Le FSTQ s'est dit étonné par le traitement «partial, tendancieux, voire calomnieux» de l'émission Enquête. Le Fonds dit détenir des preuves «d'un traitement volontairement incomplet. Des journalistes de la société d'État ont volontairement mis de côté des informations que le Fonds leur avait pourtant données en toute transparence», déplore le Fonds, qui a porté plainte à l'ombudsman de Radio-Canada.
Michel Arsenault fera la tournée des médias aujourd'hui pour répondre aux nombreuses allégations de copinage et de favoritisme qui entachent la réputation de la centrale syndicale. Président de la FTQ et président du conseil du FSTQ, M. Arsenault est en effet tombé dans la mire d'Enquête. C'est un ami personnel de l'entrepreneur Tony Accurso, mis en cause dans le scandale des compteurs d'eau à Montréal. Selon Enquête, M. Accurso a obtenu au fil des ans des contrats et des garanties de prêts de 400 millions de la FTQ et du FSTQ.
Par contre, le Fonds n'est plus actionnaire des entreprises de M. Accurso depuis presque deux ans. L'homme d'affaires a toujours respecté ses engagements envers le Fonds. Les placements dans ses entreprises ont permis au Fonds de réaliser des rendements historiques de 13 % par année.
Il n'en demeure pas moins que M. Arsenault a séjourné sur le fameux bateau de M. Accurso dans les Caraïbes. Il avait cependant assuré que Tony Accurso n'avait pas obtenu de traitement de faveur au Fonds. «Tony Accurso n'a pas de "fast track" au Fonds de solidarité. Ses dossiers sont traités pareil comme tous les autres dossiers», avait-il dit en mars dernier. Il a réitéré son propos dans son communiqué d'hier.

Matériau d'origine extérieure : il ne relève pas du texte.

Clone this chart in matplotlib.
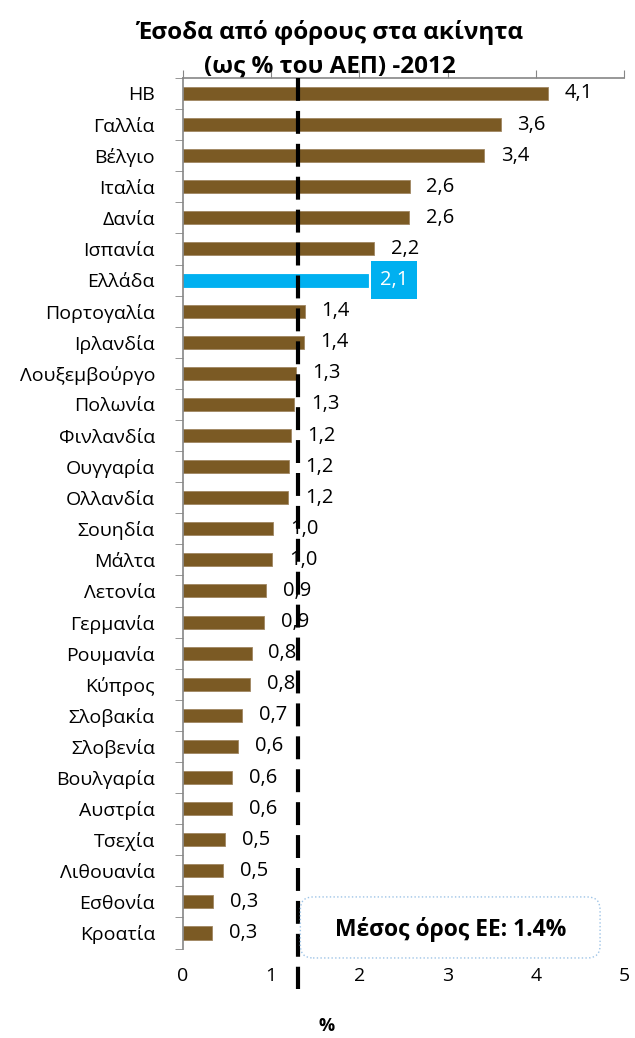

Or, trois ex-dirigeants du FSTQ affirment le contraire, sous le couvert de l'anonymat, dans le reportage présenté hier. «On ne le sait pas toujours que c'est un dossier Accurso. C'est lorsqu'on commence à fouiller qu'on s'aperçoit que, oups!, monsieur Accurso arrive dans le portrait», affirme l'un d'eux. L'homme prétend avoir perdu son poste parce qu'il a posé trop de questions à ce sujet.
Les trois sources imputent à Jean Lavallée, ex-président de la FTQ-Construction, une responsabilité dans la gestion prioritaire des dossiers de Tony Accurso. MM. Lavallée et Accurso sont également amis.
M. Lavallée a pris sa retraite de la FTQ-Construction, tandis que l'ex-directeur général du syndicat Jocelyn Dupuis a dû démissionner après que ses allocations de dépenses eurent été exposées sur la place publique (des factures de repas de 125 000 $ en six mois).
Jocelyn Dupuis aurait recouru aux services d'un influent membre des Hells Angels, Jacques Emond, afin d'influencer le vote lors des élections à la FTQ, en novembre dernier, dans une atmosphère à trancher au couteau. Jean Lavallée et Jocelyn Dupuis s'affrontaient par candidats interposés afin de maintenir leur emprise sur le syndicat. C'est finalement le poulain de M. Dupuis, Richard Goyette, qui l'a emporté.
Selon un délégué syndical interrogé par Enjeux, Michel Arsenault a pris la parole à la suite de l'élection pour vanter les mérites de Jean Lavallée et de Jocelyn Dupuis. Une pilule difficile à avaler pour certains délégués.
«Le crime organisé est partout dans l'industrie de la construction», résume Benoit Dubé dans le reportage. Une prise de position qui lui a coûté son emploi au syndicat des ferblantiers et couvreurs. «Vous avez participé à une communication publique à grande diffusion visant clairement à discréditer la FTQ-Construction et ses dirigeants en les associant au crime organisé», précise sa lettre de congédiement pour manque de loyauté envers l'organisation de la FTQ-Construction.